* _Exercise requirements_
Drop every picture. Then return, exactly, the lines from the beginning of the listing below through the one containing "const yTicks = [0, 10, 20, 30, 40, 50, 60];".

-- START OF Data segment --

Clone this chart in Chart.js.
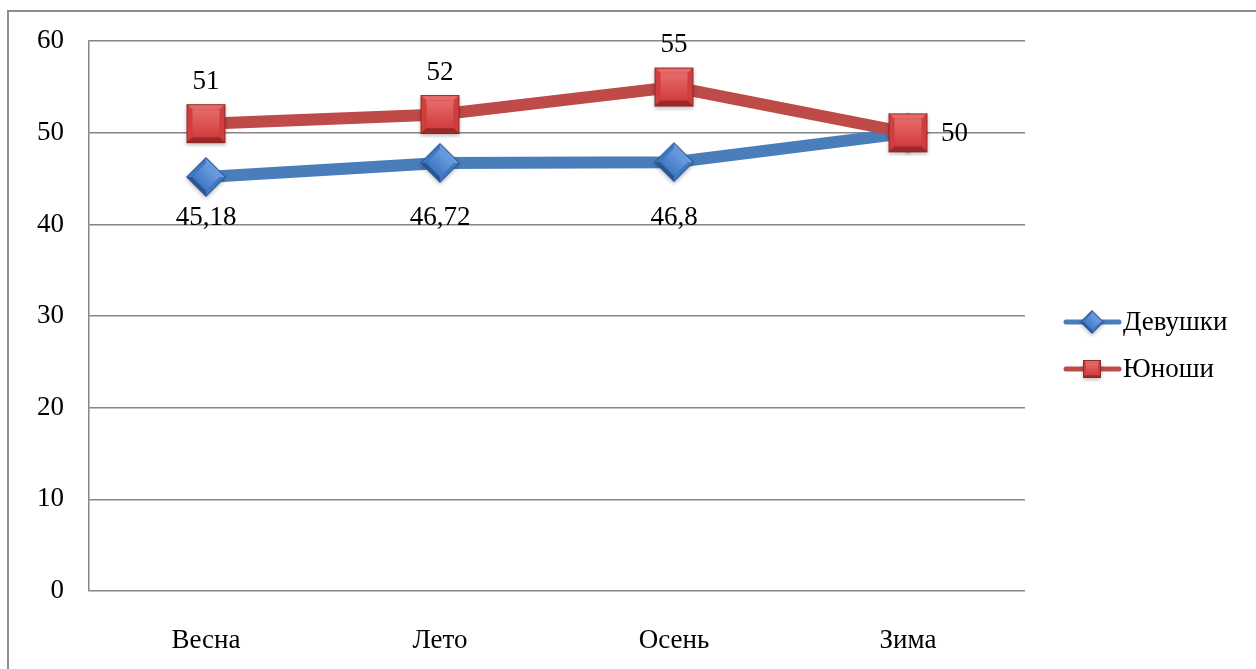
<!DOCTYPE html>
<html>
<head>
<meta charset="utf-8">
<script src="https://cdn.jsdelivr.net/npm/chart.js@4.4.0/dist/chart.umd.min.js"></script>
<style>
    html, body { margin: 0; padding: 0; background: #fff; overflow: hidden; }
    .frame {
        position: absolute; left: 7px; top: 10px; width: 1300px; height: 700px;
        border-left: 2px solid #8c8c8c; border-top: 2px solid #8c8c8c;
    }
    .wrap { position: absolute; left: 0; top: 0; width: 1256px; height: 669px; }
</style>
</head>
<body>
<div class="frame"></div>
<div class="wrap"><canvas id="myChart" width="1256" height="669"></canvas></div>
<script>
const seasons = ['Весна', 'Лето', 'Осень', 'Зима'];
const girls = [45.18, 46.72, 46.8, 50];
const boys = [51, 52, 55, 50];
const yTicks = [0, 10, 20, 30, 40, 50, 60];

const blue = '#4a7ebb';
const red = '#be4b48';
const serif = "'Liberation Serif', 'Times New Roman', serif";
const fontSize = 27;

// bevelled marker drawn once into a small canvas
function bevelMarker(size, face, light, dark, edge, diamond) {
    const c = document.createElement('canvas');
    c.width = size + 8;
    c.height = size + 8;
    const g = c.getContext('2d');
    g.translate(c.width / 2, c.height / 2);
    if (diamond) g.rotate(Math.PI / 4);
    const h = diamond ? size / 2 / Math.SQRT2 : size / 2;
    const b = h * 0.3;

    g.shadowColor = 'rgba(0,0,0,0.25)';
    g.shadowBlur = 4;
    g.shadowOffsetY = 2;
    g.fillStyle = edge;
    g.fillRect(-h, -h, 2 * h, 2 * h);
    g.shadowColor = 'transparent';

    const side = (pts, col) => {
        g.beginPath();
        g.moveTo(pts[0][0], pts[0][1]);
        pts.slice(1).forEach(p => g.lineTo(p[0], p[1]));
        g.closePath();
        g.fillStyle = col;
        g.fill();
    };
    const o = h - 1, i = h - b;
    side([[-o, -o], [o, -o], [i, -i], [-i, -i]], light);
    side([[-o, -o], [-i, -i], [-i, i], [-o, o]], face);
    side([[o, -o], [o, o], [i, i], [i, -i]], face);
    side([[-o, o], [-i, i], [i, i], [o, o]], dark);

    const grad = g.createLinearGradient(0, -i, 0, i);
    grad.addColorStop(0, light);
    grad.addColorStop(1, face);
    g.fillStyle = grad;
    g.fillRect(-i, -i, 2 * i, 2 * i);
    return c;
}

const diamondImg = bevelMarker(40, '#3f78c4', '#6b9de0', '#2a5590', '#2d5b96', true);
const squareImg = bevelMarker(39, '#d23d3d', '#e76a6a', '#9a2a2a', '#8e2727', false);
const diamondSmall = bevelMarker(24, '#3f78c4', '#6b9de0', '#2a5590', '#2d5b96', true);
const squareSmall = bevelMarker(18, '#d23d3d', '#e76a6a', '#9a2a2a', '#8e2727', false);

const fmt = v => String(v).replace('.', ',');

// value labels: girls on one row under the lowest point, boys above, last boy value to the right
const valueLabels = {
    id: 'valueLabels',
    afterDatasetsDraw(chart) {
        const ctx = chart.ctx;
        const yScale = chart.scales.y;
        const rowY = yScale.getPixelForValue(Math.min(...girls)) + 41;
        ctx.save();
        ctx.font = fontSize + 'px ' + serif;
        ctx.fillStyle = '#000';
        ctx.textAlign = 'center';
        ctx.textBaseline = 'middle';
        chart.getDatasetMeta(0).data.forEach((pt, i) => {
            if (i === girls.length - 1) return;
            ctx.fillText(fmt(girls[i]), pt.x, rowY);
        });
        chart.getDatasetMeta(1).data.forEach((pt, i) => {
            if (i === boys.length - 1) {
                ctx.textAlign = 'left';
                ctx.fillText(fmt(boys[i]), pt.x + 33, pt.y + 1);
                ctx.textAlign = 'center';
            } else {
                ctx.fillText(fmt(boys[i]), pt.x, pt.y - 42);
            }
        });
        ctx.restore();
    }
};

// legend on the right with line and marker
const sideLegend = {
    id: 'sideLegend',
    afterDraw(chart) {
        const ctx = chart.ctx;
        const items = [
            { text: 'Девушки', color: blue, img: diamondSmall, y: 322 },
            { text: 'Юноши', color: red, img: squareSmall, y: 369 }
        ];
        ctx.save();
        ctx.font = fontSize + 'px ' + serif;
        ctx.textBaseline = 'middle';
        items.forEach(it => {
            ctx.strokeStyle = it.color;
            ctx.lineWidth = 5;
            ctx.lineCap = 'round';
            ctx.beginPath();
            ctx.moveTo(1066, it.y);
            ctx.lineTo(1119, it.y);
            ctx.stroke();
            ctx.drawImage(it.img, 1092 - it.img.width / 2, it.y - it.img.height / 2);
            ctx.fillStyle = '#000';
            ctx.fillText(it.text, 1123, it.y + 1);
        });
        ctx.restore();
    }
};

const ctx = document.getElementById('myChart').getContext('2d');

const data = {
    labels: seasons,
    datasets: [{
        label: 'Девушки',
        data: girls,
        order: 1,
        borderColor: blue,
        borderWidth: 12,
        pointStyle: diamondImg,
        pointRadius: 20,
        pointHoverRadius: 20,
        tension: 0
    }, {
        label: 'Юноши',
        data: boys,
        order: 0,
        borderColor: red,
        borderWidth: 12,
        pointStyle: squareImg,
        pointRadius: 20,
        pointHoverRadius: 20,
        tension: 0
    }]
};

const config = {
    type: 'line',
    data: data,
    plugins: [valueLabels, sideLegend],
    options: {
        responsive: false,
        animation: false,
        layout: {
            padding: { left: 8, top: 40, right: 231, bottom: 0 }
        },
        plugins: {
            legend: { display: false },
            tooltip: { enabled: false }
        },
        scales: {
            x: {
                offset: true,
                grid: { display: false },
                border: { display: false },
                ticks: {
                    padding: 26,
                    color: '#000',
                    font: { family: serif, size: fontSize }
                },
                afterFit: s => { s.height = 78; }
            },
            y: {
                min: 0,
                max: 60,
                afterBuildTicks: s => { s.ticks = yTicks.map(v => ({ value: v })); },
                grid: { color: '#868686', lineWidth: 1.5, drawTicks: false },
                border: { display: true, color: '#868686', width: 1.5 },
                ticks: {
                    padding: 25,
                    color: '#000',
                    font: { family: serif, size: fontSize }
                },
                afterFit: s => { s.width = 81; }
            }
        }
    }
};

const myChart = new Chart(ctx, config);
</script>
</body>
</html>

-- END OF Data segment --

* _Reply_
Clone this chart in Chart.js.
<!DOCTYPE html>
<html>
<head>
<meta charset="utf-8">
<script src="https://cdn.jsdelivr.net/npm/chart.js@4.4.0/dist/chart.umd.min.js"></script>
<style>
    html, body { margin: 0; padding: 0; background: #fff; overflow: hidden; }
    .frame {
        position: absolute; left: 7px; top: 10px; width: 1300px; height: 700px;
        border-left: 2px solid #8c8c8c; border-top: 2px solid #8c8c8c;
    }
    .wrap { position: absolute; left: 0; top: 0; width: 1256px; height: 669px; }
</style>
</head>
<body>
<div class="frame"></div>
<div class="wrap"><canvas id="myChart" width="1256" height="669"></canvas></div>
<script>
const seasons = ['Весна', 'Лето', 'Осень', 'Зима'];
const girls = [45.18, 46.72, 46.8, 50];
const boys = [51, 52, 55, 50];
const yTicks = [0, 10, 20, 30, 40, 50, 60];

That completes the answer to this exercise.